Namun, ada banyak hal tidak berjalan sesuai rencana pada pertandingan uji coba 23savage. Pasalnya hal itu sangat berbeda dari pertandingan rank, karena MMR tidak memengaruhi calon lawan yang akan dihadapi. Selama uji coba, dia selalu mendapat evaluasi di akhir setiap pertandingan.

Selain itu, pertandingan tersebut juga dimainkan dalam sistem yang sangat sulit untuk bisa diadaptasi oleh 23savage. “Saya tidak mengerti dan tidak percaya kepada rekan satu tim. Jadi saya punya banyak masalah. Saya tidak bermain dalam sistem tim dengan baik.”

“Ketika kecewa, saya merasa sangat sedih karena pada awalnya berpikir akan memiliki tim yang sesuai. Namun mereka memutuskan untuk tidak membawa saya,” tuturnya.

Kemunduran ini membuat 23savage memainkan lebih banyak pertandingan rank saat dia memfokuskan kembali pandangannya untuk meningkatkan MMR-nya.

“Saya mencoba membuat orang lain melihat bahwa saya adalah pemain bagus dan mereka akan menyesal tidak mengambil saya. Saya ingin menjadi lebih baik dari sebelumnya,” kata 23savage.

“Saat itu, yang kurang dari saya adalah tanggung jawab karena tidak mengakui kesalahan sendiri. Saya juga tidak banyak mendengarkan. Ada banyak ego yang membuat saya tidak belajar dari kesalahan,” tuturnya.

Titik balik dari karier Dota 2 milik 23savage adalah ketika ia bergabung dengan tim luar negeri pertamanya, Team Jinebrus, yang memiliki banyak pemain berbakat penuh pengalaman. “Ternyata semuanya sebagus apa yang saya kira,” ucapnya.

Dota 2, 23savage

Sebelumnya, 23savage sempat bergabung dengan banyak tim. Pertama ia bermain bersama Hashtag sebelum bergabung dengan Alpha Blue. Dia juga sempat bermain untuk Reaper, Team MSCerberus, sebelum bergabung dengan Team Jinesbrus.

“Saya banyak berubah dan menjadi lebih bertanggung jawab. Harus ada pencapaian di setiap permainan, dan kami harus bisa belajar dari kesalahan sepanjang waktu. Semua ini sangat berbeda dari sekadar bermain untuk bersenang-senang. Anda harus lebih analitis,” katanya.

Di sisi lain, 23savage juga mengaku begitu merindukan kehidupan di masa kecil. Saat ini ia mengaku masih sering ngobrol dengan teman-temannya, tetapi ketika dia harus bepergian untuk berkompetisi, dia hanya fokus memikirkan pertandingan.
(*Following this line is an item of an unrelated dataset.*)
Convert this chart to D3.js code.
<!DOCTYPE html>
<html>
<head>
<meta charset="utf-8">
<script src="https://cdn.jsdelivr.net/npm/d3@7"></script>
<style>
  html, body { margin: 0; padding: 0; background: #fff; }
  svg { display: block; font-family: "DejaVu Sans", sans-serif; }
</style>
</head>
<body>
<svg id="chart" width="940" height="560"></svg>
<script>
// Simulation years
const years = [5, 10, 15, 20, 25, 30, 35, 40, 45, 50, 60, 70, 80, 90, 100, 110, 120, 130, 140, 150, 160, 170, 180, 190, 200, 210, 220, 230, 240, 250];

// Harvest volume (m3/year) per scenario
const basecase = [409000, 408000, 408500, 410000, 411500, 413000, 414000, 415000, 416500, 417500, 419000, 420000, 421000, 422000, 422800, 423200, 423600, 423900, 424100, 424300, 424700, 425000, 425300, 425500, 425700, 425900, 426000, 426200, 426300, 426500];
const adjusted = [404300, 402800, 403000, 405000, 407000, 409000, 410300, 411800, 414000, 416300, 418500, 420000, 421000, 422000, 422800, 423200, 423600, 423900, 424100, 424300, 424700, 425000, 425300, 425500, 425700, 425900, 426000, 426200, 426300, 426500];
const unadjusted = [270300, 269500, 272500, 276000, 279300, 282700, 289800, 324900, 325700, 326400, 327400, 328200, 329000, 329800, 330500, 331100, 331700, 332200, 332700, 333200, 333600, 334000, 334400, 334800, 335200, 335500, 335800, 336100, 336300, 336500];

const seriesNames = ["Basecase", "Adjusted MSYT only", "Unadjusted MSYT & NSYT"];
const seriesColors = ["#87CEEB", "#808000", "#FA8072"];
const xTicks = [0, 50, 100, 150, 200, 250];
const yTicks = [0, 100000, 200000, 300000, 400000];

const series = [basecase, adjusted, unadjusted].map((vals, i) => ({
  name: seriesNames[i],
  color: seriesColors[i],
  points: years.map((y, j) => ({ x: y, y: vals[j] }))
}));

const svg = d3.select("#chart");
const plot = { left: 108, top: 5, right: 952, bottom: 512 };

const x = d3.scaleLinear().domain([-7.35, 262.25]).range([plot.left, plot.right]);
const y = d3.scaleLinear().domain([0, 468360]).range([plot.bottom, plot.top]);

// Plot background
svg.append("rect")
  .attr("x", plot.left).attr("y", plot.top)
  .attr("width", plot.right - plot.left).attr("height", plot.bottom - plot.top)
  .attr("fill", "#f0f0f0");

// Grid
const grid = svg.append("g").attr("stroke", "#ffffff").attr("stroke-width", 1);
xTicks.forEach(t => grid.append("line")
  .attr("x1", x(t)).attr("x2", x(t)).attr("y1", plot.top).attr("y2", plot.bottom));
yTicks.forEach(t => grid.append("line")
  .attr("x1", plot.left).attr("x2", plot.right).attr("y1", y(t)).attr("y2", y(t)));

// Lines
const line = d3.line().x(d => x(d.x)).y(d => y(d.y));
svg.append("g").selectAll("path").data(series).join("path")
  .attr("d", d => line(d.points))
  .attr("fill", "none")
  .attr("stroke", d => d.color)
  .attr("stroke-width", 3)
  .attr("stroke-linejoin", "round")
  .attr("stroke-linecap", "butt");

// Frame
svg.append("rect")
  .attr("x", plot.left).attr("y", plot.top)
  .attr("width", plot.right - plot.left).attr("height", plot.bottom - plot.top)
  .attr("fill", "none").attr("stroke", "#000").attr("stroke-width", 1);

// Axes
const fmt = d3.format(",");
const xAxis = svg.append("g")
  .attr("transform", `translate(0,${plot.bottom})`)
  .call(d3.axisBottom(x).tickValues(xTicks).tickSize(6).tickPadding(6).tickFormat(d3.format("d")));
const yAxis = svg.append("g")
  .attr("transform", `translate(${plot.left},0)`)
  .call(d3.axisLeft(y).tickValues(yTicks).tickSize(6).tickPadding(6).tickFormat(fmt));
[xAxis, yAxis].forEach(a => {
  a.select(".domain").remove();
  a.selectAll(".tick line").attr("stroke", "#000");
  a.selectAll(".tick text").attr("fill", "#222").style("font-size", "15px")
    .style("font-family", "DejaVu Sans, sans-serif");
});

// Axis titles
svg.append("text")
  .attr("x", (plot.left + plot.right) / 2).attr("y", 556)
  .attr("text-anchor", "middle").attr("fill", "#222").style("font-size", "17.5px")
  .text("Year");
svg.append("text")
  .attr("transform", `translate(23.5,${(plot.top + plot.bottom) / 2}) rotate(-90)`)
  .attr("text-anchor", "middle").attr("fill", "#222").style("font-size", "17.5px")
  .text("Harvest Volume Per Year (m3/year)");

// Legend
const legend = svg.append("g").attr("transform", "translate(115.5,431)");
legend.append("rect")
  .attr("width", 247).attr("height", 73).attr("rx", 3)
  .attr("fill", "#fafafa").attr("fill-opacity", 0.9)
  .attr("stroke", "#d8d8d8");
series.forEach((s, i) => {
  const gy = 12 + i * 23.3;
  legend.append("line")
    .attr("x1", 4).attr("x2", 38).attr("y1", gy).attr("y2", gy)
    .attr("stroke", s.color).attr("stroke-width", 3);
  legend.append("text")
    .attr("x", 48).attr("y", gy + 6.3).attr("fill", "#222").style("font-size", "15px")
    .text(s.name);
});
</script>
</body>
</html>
“Saya telah memilih menjadi pemain profesional. Ada beberapa kesepian, tetapi ini adalah kehidupan lain yang kami pilih untuk diri kami sendiri,” ucap 23savage.

“Bagi saya, formula sukses adalah kerja keras. Tanggung jawab, ketekunan, dan tekad besar. Jangan mengurangi apapun, tetap fokus pada permainan, dan memprioritaskan hal paling penting,” tuturnya.


Belajar dari kegagalan lolos ke TI9

TI10 akan menjadi debutnya di The International. Sebelumnya, ia nyaris lolos ke The International 2019 di Vancouver bersama Team Jinesbrus. Namun mereka takluk 2-3 dari Mineski di Kualifikasi Regional Asia Tenggara.

“Tentu saja, TI adalah apa yang saya impikan dalam sebagian besar hidup saya dulu dan sekarang. Namun ketika saya tersingkir dari kualifikasi The International 2019, saya tidak merasa seburuk itu. Karena dulu, selama program seleksi utama, saya tidak pernah mengikuti audisi sama sekali,” kata 23savage.

“Kualifikasi The Internasional 2019 adalah pertunjukan besar pertama saya, jadi saya pikir tidak apa-apa. Jika lain kali kami memiliki kesempatan lain, saya tidak akan menyia-nyiakannya.”

“Semua itu mengajari saya untuk lebih tenang, terutama dalam pengambilan keputusan. Saya juga belajar lebih sabar saat bermain di turnamen besar. Fokus pada permainan,” tuturnya.

Meski mengaku tidak merasa seburuk itu, kekalahan di Kualifikasi TI9 tersebut tetap saja berhasil membuat dirinya yang saat itu baru berusia 17 tahun meneteskan air mata.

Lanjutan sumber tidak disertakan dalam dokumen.